The provincewide poll done by Fast Consulting between Jan. 10 and Jan. 24 found that 66 per cent of 1,012 Saskatchewan residents would oppose switching to daylight time, while 27 per cent would support the move. Seven per cent of respondents did not express an opinion.

The poll has a margin of error of 3.1 percentage points, 19 times out of 20.

Mr. Hickie said the findings are similar to those in a recent poll done for a local newspaper. That's why there's no need to go through the effort and expense of a referendum, he said.

"If these current polling results had been much closer, I believe we would have moved forward on a referendum. But this is strong opposition to it so we're saving taxpayers dollars and moving forward on the next issue."

Mr. Hickie said holding the referendum with the Nov. 7 election would have cost about $100,000, plus $400,000 for an informational campaign to explain the issue to people. But the minister insisted that those surveyed knew enough to decide for everyone.

"The question posed was very simple: Do you support or are you opposed to a move to DST [Daylight Saving Time] Now, people in Saskatchewan, I believe the group that was used are very informed."

Most of Canada will "spring ahead" from standard time to daylight time in the wee hours Sunday morning.

Saskatchewan is the only province that stays on central standard time all year.

The issue has been hotly debated in Saskatchewan since 1966 when the Time Act was introduced. East has been pitted against West and urban against rural ever since.

Some farmers fear that shifting the clocks would disrupt feeding and milking schedules for animals. They are also not happy about the prospect of having their children wait in the cold pre-dawn of a Saskatchewan winter for the school bus.

Businesses have long pushed for the change to standardize their operations.

There's also the argument about which time zone to adopt - central or mountain. The dividing line bisects the province. Although, according to a backgrounder circulated by the NDP government in 2004, Saskatchewan is actually in the mountain time zone.

The rules of standardized time dictate that the mountain zone extends 7.5 degrees to either side of the 105th meridian. That meridian runs north to south, virtually splitting Saskatchewan in half. Theoretically, that means the eastern boundary of the mountain zone would extend all the way into Manitoba.

The Saskatchewan Party promised during the 2007 election campaign to hold a referendum on the issue.

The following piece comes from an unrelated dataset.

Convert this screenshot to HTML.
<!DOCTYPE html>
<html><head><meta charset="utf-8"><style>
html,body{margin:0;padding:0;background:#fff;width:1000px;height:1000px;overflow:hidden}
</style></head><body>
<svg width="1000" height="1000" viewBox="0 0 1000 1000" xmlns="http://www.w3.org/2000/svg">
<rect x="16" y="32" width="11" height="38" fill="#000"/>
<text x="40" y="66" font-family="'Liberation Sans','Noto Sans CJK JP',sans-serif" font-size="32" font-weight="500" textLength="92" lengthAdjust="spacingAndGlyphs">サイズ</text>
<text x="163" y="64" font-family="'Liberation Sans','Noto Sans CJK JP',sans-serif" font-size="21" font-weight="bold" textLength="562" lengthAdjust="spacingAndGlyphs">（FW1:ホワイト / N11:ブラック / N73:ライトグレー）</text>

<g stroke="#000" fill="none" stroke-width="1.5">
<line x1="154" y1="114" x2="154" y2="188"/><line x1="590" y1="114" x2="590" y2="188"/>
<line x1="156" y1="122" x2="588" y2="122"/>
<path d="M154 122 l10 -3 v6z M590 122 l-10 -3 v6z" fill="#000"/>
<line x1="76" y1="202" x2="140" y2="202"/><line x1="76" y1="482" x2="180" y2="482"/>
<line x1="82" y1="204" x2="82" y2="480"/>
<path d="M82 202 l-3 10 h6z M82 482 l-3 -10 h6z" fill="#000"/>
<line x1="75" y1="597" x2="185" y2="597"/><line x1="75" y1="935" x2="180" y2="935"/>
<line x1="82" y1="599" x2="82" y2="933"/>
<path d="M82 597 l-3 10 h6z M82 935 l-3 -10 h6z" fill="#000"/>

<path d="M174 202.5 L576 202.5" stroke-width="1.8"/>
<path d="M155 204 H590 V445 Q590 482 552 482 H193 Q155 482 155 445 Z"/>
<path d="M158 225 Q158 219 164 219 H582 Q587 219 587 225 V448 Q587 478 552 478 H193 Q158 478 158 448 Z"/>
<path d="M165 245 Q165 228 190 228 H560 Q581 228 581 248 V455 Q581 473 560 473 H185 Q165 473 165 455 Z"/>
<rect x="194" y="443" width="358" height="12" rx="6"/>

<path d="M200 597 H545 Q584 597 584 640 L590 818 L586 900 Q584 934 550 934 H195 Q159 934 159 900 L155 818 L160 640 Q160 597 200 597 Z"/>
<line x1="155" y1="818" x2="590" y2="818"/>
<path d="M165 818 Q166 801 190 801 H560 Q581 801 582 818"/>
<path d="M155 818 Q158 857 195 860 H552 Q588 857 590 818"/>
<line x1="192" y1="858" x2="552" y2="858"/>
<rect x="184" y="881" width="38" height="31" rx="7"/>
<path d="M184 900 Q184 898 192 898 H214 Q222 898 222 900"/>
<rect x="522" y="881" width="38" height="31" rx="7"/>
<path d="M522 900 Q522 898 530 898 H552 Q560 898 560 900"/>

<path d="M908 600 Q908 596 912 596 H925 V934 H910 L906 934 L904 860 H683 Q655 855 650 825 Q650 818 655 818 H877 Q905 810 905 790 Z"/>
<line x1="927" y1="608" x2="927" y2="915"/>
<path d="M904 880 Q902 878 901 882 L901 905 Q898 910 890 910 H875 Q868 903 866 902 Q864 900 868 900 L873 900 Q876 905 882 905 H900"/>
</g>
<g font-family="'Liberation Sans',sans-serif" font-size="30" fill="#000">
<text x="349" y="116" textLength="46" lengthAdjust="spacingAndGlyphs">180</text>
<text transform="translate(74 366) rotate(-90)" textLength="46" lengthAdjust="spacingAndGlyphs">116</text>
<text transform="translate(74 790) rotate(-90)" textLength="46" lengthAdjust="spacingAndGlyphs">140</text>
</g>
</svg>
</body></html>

Leader Brad Wall, who is now premier, said at the time: "It's time for a vote in the province" and "We'll be able to decide on this matter, hopefully, once and for all."

Mr. Wall was out of the country on a trade mission Thursday, but Mr. Hickie said the government has kept its word.

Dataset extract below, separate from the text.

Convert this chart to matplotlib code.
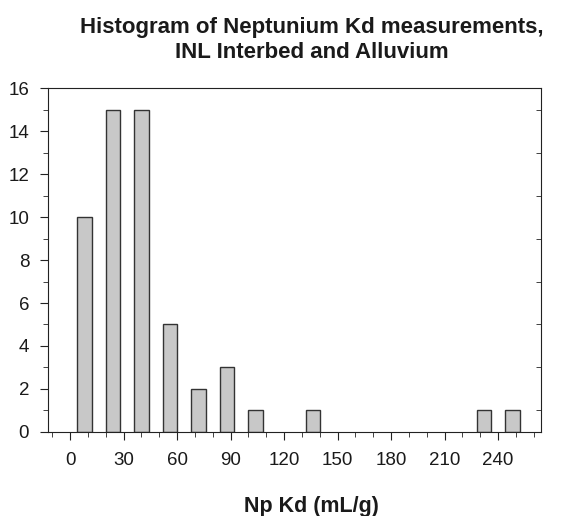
import numpy as np
import matplotlib
matplotlib.use('Agg')
import matplotlib.pyplot as plt
from matplotlib.ticker import MultipleLocator

plt.rcParams['font.family'] = ['Liberation Sans', 'DejaVu Sans']

# bin centres (mL/g) and counts, bins 16 wide
bin_centers = [8, 24, 40, 56, 72, 88, 104, 120, 136, 152, 168, 184, 200, 216, 232, 248]
counts = [10, 15, 15, 5, 2, 3, 1, 0, 1, 0, 0, 0, 0, 0, 1, 1]
xticks = [0, 30, 60, 90, 120, 150, 180, 210, 240]
yticks = [0, 2, 4, 6, 8, 10, 12, 14, 16]

fig = plt.figure(figsize=(5.7, 5.16), dpi=100)
ax = fig.add_axes([0.084, 0.163, 0.865, 0.666])

centers = np.array(bin_centers)
cnt = np.array(counts)
keep = cnt > 0
ax.bar(centers[keep], cnt[keep], width=8, color='#c8c8c8', edgecolor='#333333', linewidth=1)

ax.set_xlim(-12.5, 264)
ax.set_ylim(0, 16)
ax.set_xticks(xticks)
ax.set_yticks(yticks)
ax.xaxis.set_minor_locator(MultipleLocator(10))
ax.yaxis.set_minor_locator(MultipleLocator(1))
ax.tick_params(axis='both', which='both', direction='out', labelsize=13.5,
               color='#222222', labelcolor='#1a1a1a')
ax.tick_params(which='major', length=5.5)
ax.tick_params(which='minor', length=3.5)
ax.tick_params(axis='x', pad=9)
ax.tick_params(axis='y', pad=8)
for sp in ax.spines.values():
    sp.set_color('#222222')

# right side: minor ticks pointing inward only
sec = ax.secondary_yaxis('right')
sec.set_yticks([])
sec.yaxis.set_minor_locator(MultipleLocator(2, offset=1))
sec.tick_params(which='minor', direction='in', length=3.5, color='#222222')
sec.spines['right'].set_visible(False)

fig.text(0.547, 0.946, 'Histogram of Neptunium Kd measurements,',
         ha='center', va='center', fontsize=16, fontweight='bold', color='#1a1a1a')
fig.text(0.547, 0.899, 'INL Interbed and Alluvium',
         ha='center', va='center', fontsize=16, fontweight='bold', color='#1a1a1a')
fig.text(0.547, 0.019, 'Np Kd (mL/g)', ha='center', va='center', fontsize=15.5,
         fontweight='bold', color='#1a1a1a')

fig.savefig('out.png', dpi=100)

"I think over time we'll still see it come up. I mean there are people in the province and groups that still want to move to DST," Mr. Hickie said.

"At this time though, we believe that coming into an election year that we've kept the intent of our promise."

Saskatchewan is not the only jurisdiction where governments have given up. Shortly after the creation of Nunavut in 1999, the government in Iqaluit tried to collapse the sprawling territory's three time zones into one, if only for the sake of unity.

That would have put residents of Kugluktuk, north of Edmonton, on the same time as Iqaluit, north of Montreal. The western communities rebelled and the territorial government backed down.